Thanks for the explanation, and I agree that “deferring for now because it’s tricky and we can still make things better without it” is a good reason for leaving any form of tzdata bundling out of this initial iteration of the feature. (And since I forgot to actually write it down the first time: definite +1 on the overall proposal. Thank you for putting it together!)

As additional notes for a possible future bundling implementation:

  • ensurepip-style bundling of tzdata wouldn’t actually help much, for the reasons you gave:

    • user-level tzdata upgrades will be invisible to all venvs
    • users may not have permissions for Python installation level upgrades
    • even installation level upgrades will be invisible in venvs that aren’t using the system site-packages
  • given those limitations, any bundling would likely need to be as a regular stdlib module, so the fallback would be visible in all venvs. Being a regular stdlib module would restrict updates to Python maintenance releases rather than PyPI package releases. However, if the stdlib fallback used the name “_tzdata”, we could still set up the logic to prefer the system timezone db and the public tzdata module to the private stdlib fallback. The downside of having two copies of the time zone db around means we would probably restrict the fallback bundling to platforms with no usable system time zone db (e.g. Windows)

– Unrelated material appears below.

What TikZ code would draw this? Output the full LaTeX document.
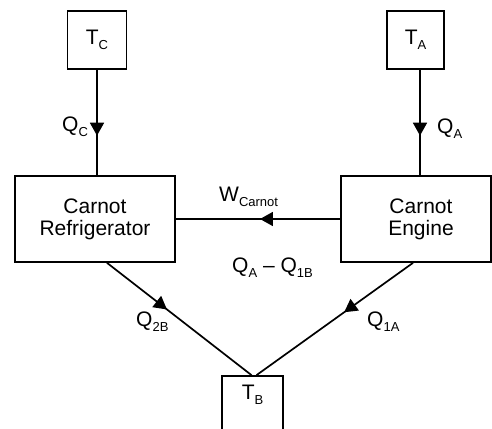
\documentclass[tikz,border=0pt]{standalone}
\usepackage{fontspec}
\setmainfont{Liberation Sans}
\usetikzlibrary{arrows.meta,decorations.markings}
\newcommand{\lowsub}[1]{\raisebox{-5.5pt}{\fontsize{13}{13}\selectfont #1}}
\tikzset{
  box/.style={draw, line width=1.7pt, inner sep=0pt, align=center,
              font=\fontsize{21}{22}\selectfont},
  lbl/.style={inner sep=0pt, anchor=base west, font=\fontsize{21}{22}\selectfont},
  flow/.style={line width=1.7pt, postaction={decorate}},
  midarrow/.style={decoration={markings,
      mark=at position #1 with {\arrow{Triangle[length=13pt,width=14pt]}}}}
}
\begin{document}
\begin{tikzpicture}[x=1pt,y=-1pt]
\useasboundingbox (0,0) rectangle (492,428);
% reservoirs and machines
\node[box, minimum width=59, minimum height=58] (tc) at (97,40) {T\lowsub{C}};
\node[box, minimum width=57, minimum height=58] (ta) at (415.5,40) {T\lowsub{A}};
\node[box, minimum width=160, minimum height=86] (ref) at (95,219) {Carnot\\Refrigerator};
\node[box, minimum width=150, minimum height=86] (eng) at (416,219) {};
\node[box, draw=none] (engtxt) at (421,219) {Carnot\\Engine};
\node[box, minimum width=61, minimum height=60, text height=12pt, text depth=26pt] (tb) at (252.5,406) {T\lowsub{B}};
% connectors
\draw[flow, midarrow=0.625] (tc.south) -- (tc.south |- ref.north);
\draw[flow, midarrow=0.625] ([xshift=4.5pt]ta.south) -- ([xshift=4.5pt]ta.south |- eng.north);
\draw[flow, midarrow=0.488] (eng.west) -- (ref.east);
\draw[flow, midarrow=0.415] ([xshift=12pt]ref.south) -- ([xshift=-1pt]tb.north);
\draw[flow, midarrow=0.44] ([xshift=-3pt]eng.south) -- ([xshift=4pt]tb.north);
% labels
\node[lbl] (qc) at (62,131) {Q\lowsub{C}};
\node[lbl] (qa) at (437,133) {Q\lowsub{A}};
\node[lbl] (w) at (219,201) {W\lowsub{Carnot}};
\node[lbl] (qdiff) at (232,272) {Q\lowsub{A} \textendash{} Q\lowsub{1B}};
\node[lbl] (q2b) at (136,326) {Q\lowsub{2B}};
\node[lbl] (q1a) at (367,326) {Q\lowsub{1A}};
\end{tikzpicture}
\end{document}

  • that approach would mean that anyone keeping current on their Python maintenance releases and/or system package updates would be getting reasonably up to date tzdata info (no more than a few months old), while anyone that needed to consistently get tz updates within days would need to install and use the public tzdata module

2 Likes

Maybe it’s too complicated to add an alternative API, but I suggest to take a look to the arrow API (which is different than Apache Arrow). It’s very simple and elegant.

And it’s also different from any other Amerindian arrow.